Factoring Cost of Living Adjustments into Your Child Support and Parenting Plan
What many separated couples remain unaware of however is the fact that this adjustment can be made without the support of a court magistrate. Additionally, for orders paid to those who are on public assistance the review is done automatically.
In general, notice by the Support Collection Unit (SCU) will be sent to both parents though either can request a review and no financial information is required to do so. As such, it is usually a good idea to factor any potential cost of living adjustments into your child support and parenting plan.
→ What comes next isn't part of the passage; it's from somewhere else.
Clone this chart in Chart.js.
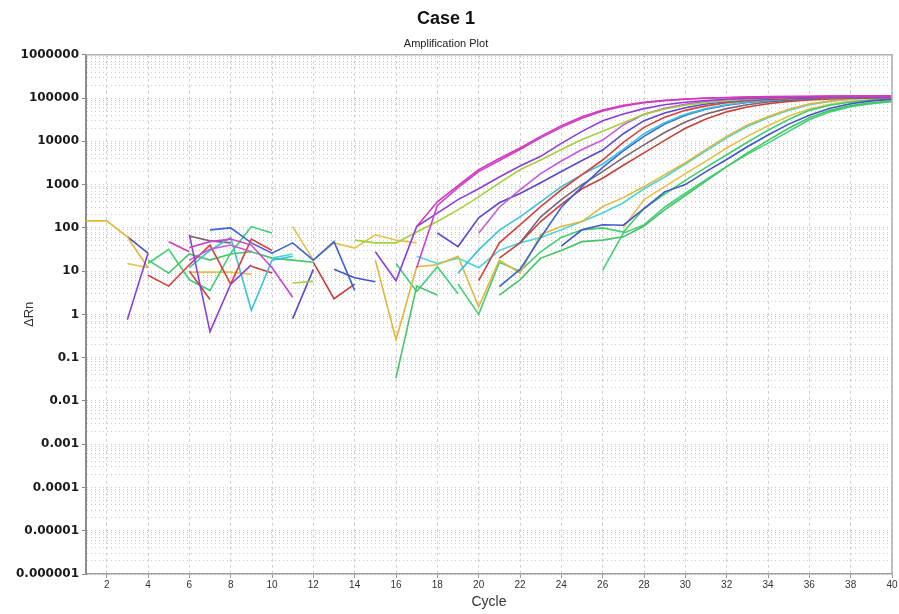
<!DOCTYPE html>
<html lang="en">
<head>
  <meta charset="UTF-8">
  <title>Case 1 - Amplification Plot</title>
  <script src="https://cdn.jsdelivr.net/npm/chart.js"></script>
  <style>
    html, body {
      margin: 0;
      padding: 0;
      background-color: #ffffff;
    }

    #wrap {
      width: 899px;
      height: 614px;
    }
  </style>
</head>
<body>

  <div id="wrap">
    <canvas id="grafico"></canvas>
  </div>

  <script>
    const N = null;

    // cycles 1..40
    const cycles = [1, 2, 3, 4, 5, 6, 7, 8, 9, 10, 11, 12, 13, 14, 15, 16, 17, 18, 19, 20,
                    21, 22, 23, 24, 25, 26, 27, 28, 29, 30, 31, 32, 33, 34, 35, 36, 37, 38, 39, 40];
    const xTicks = [2, 4, 6, 8, 10, 12, 14, 16, 18, 20, 22, 24, 26, 28, 30, 32, 34, 36, 38, 40];
    const yDecades = [1e-6, 1e-5, 1e-4, 1e-3, 1e-2, 1e-1, 1, 10, 100, 1000, 10000, 100000, 1000000];
    const yTickLabels = ['0.000001', '0.00001', '0.0001', '0.001', '0.01', '0.1', '1', '10', '100',
                         '1000', '10000', '100000', '1000000'];

    // ΔRn per well (null = not plotted on log scale)
    const magentaA = [N, N, N, N, 48, 28, N, N, N, N,
                      N, N, N, N, N, N, 107, 400, 950, 2200,
                      4000, 7000, 13000, 23000, 37000, 53000, 68000, 80000, 89000, 95000,
                      100000, 103000, 106000, 108000, 109000, 110000, 111000, 112000, 112000, 113000];
    const magentaB = [N, N, N, N, N, 35, 48, 55, 40, 12,
                      2.5, N, N, N, N, N, 12, 330, 850, 2000,
                      3600, 6500, 12000, 21000, 34000, 50000, 65000, 78000, 87000, 94000,
                      99000, 102000, 105000, 107000, 108000, 109000, 110000, 111000, 111000, 112000];
    const purpleA = [N, N, 0.75, 26, N, 70, 0.4, 5, 14, N,
                     N, N, N, N, 28, 6, 107, 220, 450, 800,
                     1500, 2700, 4500, 9000, 17000, 30000, 43000, 57000, 70000, 80000,
                     88000, 94000, 98000, 101000, 103000, 105000, 106000, 107000, 108000, 108000];
    const lime = [N, N, N, N, N, N, N, N, N, N,
                  5.3, 5.8, N, 52, 45, 45, 80, 140, 260, 520,
                  1100, 2200, 3700, 6500, 11000, 17000, 27000, 42000, 56000, 68000,
                  78000, 87000, 94000, 99000, 103000, 106000, 108000, 110000, 111000, 112000];
    const orchid = [N, N, N, N, N, 18, 32, 40, 28, N,
                    N, N, N, N, N, N, N, N, N, 75,
                    300, 760, 1800, 3500, 6500, 10700, 24000, 42000, 58000, 72000,
                    83000, 91000, 96000, 100000, 103000, 105000, 106000, 107000, 108000, 108000];
    const violet = [N, N, N, N, N, N, N, N, N, N,
                    0.8, 11, N, N, N, N, N, 76, 37, 170,
                    380, 620, 1100, 2000, 3600, 6300, 15000, 30000, 45000, 60000,
                    73000, 84000, 92000, 97000, 101000, 104000, 106000, 107000, 108000, 109000];
    const redA = [N, N, N, 8, 4.5, 14, 40, 5, 55, 30,
                  N, N, N, N, N, N, N, N, N, 6,
                  45, 117, 310, 760, 1700, 3700, 9500, 21000, 36000, 52000,
                  66000, 78000, 87000, 93000, 97000, 100000, 102000, 104000, 105000, 106000];
    const cyanA = [N, N, N, N, N, 12, 30, 60, 1.25, 18,
                   22, N, N, N, N, N, N, N, 9, 31,
                   89, 180, 400, 900, 1700, 3000, 6500, 15000, 27000, 42000,
                   57000, 70000, 81000, 89000, 95000, 99000, 102000, 104000, 105000, 106000];
    const blueB = [N, N, N, N, N, N, 90, 100, 45, 26,
                   45, 18, 48, 3.6, N, N, N, N, N, N,
                   4.4, 11, 60, 300, 900, 2500, 6000, 13000, 25000, 40000,
                   55000, 68000, 79000, 88000, 94000, 98000, 101000, 103000, 104000, 105000];
    const darkGray = [N, N, N, N, N, 65, 50, 45, N, N,
                      N, N, N, N, N, N, N, N, N, N,
                      N, 45, 180, 450, 1000, 2000, 4200, 8300, 16000, 28000,
                      43000, 57000, 70000, 81000, 89000, 95000, 99000, 102000, 103000, 104000];
    const redB = [N, N, N, N, N, 10, 2.2, N, 13, 9,
                  N, 16, 2.3, 5, N, N, N, N, N, N,
                  20, 45, 140, 350, 800, 1400, 2800, 5400, 10500, 20000,
                  33000, 48000, 62000, 74000, 84000, 91000, 96000, 99000, 101000, 102000];
    const yellowA = [145, 145, 62, 12, N, N, N, N, N, N,
                     N, N, N, N, 18, 0.26, 12.6, 14, 22, 1.5,
                     18, 9, 70, 107, 140, 310, 500, 900, 1700, 3200,
                     6500, 13000, 24000, 37000, 55000, 73000, 86000, 96000, 101000, 104000];
    const cyanB = [N, N, N, N, N, N, N, N, N, 20,
                   25, N, N, N, N, N, 22, 15, 20, 12,
                   30, 45, 60, 90, 140, 220, 380, 800, 1500, 3000,
                   6000, 12000, 22000, 35000, 52000, 70000, 84000, 94000, 100000, 103000];
    const blueC = [N, N, 63, 26, N, N, N, N, N, N,
                   N, N, 11, 7, 5.7, N, N, N, N, N,
                   N, N, N, 38, 90, 118, 115, 280, 680, 1000,
                   2000, 3800, 7500, 14000, 25000, 40000, 58000, 74000, 86000, 94000];
    const greenA = [N, N, N, 15, 32, 6.3, 3.6, 26, 107, 76,
                    N, N, N, N, N, N, N, N, 5, 1.0,
                    16, 10, 28, 60, 90, 100, 80, 280, 600, 1250,
                    2500, 4900, 9500, 18000, 32000, 52000, 68000, 81000, 89000, 94000];
    const greenB = [N, N, N, 18, 9, 25, 18, 25, 28, 20,
                    18, 16, N, N, N, 0.034, 4.5, 2.8, N, N,
                    2.8, 6.3, 20, 30, 48, 52, 62, 110, 260, 560,
                    1200, 2600, 5400, 10500, 20000, 35000, 52000, 67000, 78000, 86000];
    const greenC = [N, N, N, N, N, N, N, N, N, N,
                    N, N, N, N, N, 15, 3.4, 12.6, 3.0, N,
                    N, N, N, N, N, 10.5, 76, 117, 300, 630,
                    1300, 2600, 5000, 9100, 17000, 31600, 48000, 63000, 74000, 82000];
    const yellowB = [N, N, 15, 12, N, 9.5, 9.5, 9.5, 8.5, N,
                     107, 18, 45, 34, 69, 52, 45, N, N, N,
                     N, N, N, N, N, N, 100, 450, 900, 1800,
                     3500, 7000, 13000, 23000, 38000, 56000, 72000, 84000, 92000, 97000];

    const wells = [
      { name: 'A1', data: magentaA, cor: '#d43ab8' },
      { name: 'A2', data: magentaB, cor: '#cc40cf' },
      { name: 'A3', data: purpleA, cor: '#8b3fd6' },
      { name: 'A4', data: lime, cor: '#a3d03c' },
      { name: 'A5', data: orchid, cor: '#c659d6' },
      { name: 'A6', data: violet, cor: '#5a49cf' },
      { name: 'A7', data: redA, cor: '#d8413c' },
      { name: 'A8', data: cyanA, cor: '#39c2dc' },
      { name: 'A9', data: blueB, cor: '#3a63d8' },
      { name: 'A10', data: darkGray, cor: '#7b6470' },
      { name: 'A11', data: redB, cor: '#c6423a' },
      { name: 'A12', data: yellowA, cor: '#e2b43a' },
      { name: 'B1', data: cyanB, cor: '#4ad6d6' },
      { name: 'B2', data: blueC, cor: '#4255c4' },
      { name: 'B3', data: greenA, cor: '#3ecf72' },
      { name: 'B4', data: greenB, cor: '#45c466' },
      { name: 'B5', data: greenC, cor: '#3fd078' },
      { name: 'B6', data: yellowB, cor: '#e6be48' }
    ];

    function isDecade(v) {
      return yDecades.some(d => Math.abs(v / d - 1) < 1e-6);
    }

    // draw the top / right frame of the plot area
    const moldura = {
      id: 'moldura',
      afterDraw(chart) {
        const a = chart.chartArea;
        const c = chart.ctx;
        c.save();
        c.strokeStyle = '#b0b0b0';
        c.lineWidth = 1.5;
        c.beginPath();
        c.moveTo(a.left, a.top);
        c.lineTo(a.right, a.top);
        c.lineTo(a.right, a.bottom);
        c.stroke();
        c.restore();
      }
    };

    const ctx = document.getElementById('grafico').getContext('2d');
    new Chart(ctx, {
      type: 'line',
      data: {
        labels: cycles,
        datasets: wells.map(w => ({
          label: w.name,
          data: w.data,
          borderColor: w.cor,
          borderWidth: 1.6,
          pointRadius: 0,
          tension: 0,
          spanGaps: false
        }))
      },
      options: {
        responsive: true,
        maintainAspectRatio: false,
        animation: false,
        layout: {
          padding: { left: 0, right: 7, top: 0, bottom: 0 }
        },
        plugins: {
          legend: { display: false },
          tooltip: { enabled: false },
          title: {
            display: true,
            text: 'Case 1',
            color: '#111',
            font: { family: 'Liberation Sans', size: 18, weight: 'bold' },
            padding: { top: 8, bottom: 8 }
          },
          subtitle: {
            display: true,
            text: 'Amplification Plot',
            color: '#222',
            font: { family: 'Liberation Sans', size: 11 },
            padding: { top: 0, bottom: 4 }
          }
        },
        scales: {
          x: {
            type: 'linear',
            min: 1,
            max: 40,
            afterBuildTicks: s => { s.ticks = xTicks.map(v => ({ value: v })); },
            afterFit: s => { s.height = 40; },
            grid: {
              color: '#cfcfcf',
              lineWidth: 1,
              drawTicks: true,
              tickLength: 4,
              tickColor: '#999'
            },
            border: { display: true, color: '#a0a0a0', width: 1.5, dash: [3, 3] },
            ticks: {
              autoSkip: false,
              maxRotation: 0,
              padding: 1,
              color: '#333',
              font: { family: 'Liberation Sans Narrow, Liberation Sans', size: 10 }
            },
            title: {
              display: true,
              text: 'Cycle',
              color: '#333',
              font: { family: 'Liberation Sans', size: 14 },
              padding: { top: 0, bottom: 3 }
            }
          },
          y: {
            type: 'logarithmic',
            min: 1e-6,
            max: 1e6,
            afterBuildTicks: s => {
              const t = [];
              yDecades.forEach((d, i) => {
                if (i < yDecades.length - 1) {
                  for (let m = 1; m <= 9; m++) t.push({ value: m * d });
                } else {
                  t.push({ value: d });
                }
              });
              s.ticks = t;
            },
            afterFit: s => { s.width = 86; },
            grid: {
              color: '#cdcdcd',
              lineWidth: 1,
              drawTicks: true,
              tickLength: 4,
              tickColor: c => isDecade(c.tick.value) ? '#888' : 'rgba(0,0,0,0)'
            },
            border: { display: true, color: '#8c8c8c', width: 2, dash: [1, 3] },
            ticks: {
              autoSkip: false,
              padding: 3,
              color: '#1a1a1a',
              font: { family: 'DejaVu Sans', size: 12, weight: 'bold' },
              callback: v => {
                const i = yDecades.findIndex(d => Math.abs(v / d - 1) < 1e-6);
                return i >= 0 ? yTickLabels[i] : '';
              }
            },
            title: {
              display: true,
              text: 'ΔRn',
              color: '#333',
              font: { family: 'Liberation Sans', size: 13 },
              padding: { top: 22, bottom: 0 }
            }
          }
        }
      },
      plugins: [moldura]
    });
  </script>

</body>
</html>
Calculating and Adjusting the Support Amount
The court uses a standard guideline in New York when calculating payments of the non-custodial parent based on their adjusted gross income. Afterwards, deductions relating to Medicare and Social Security are subtracted from that figure.
The result is then multiplied by the standard percentage guideline according to the number of children involved. These percentages are as follows:
- 17 and 25 percent for one child and two children respectively
- 29 and 31 percent for three and four children respectively, and
- At least 35 percent in cases where five children or more are involved
The non-custodial parent's share of child care, medical, and educational expenses are added to the final figure and the base child support amount is determined.
Rising costs of living are a fact of life and negatively impact people’s spending habits. If you believe you are entitled to receive additional payment in the form of cost of living adjustments, you should take the necessary steps to factor this into your child support and parenting plan.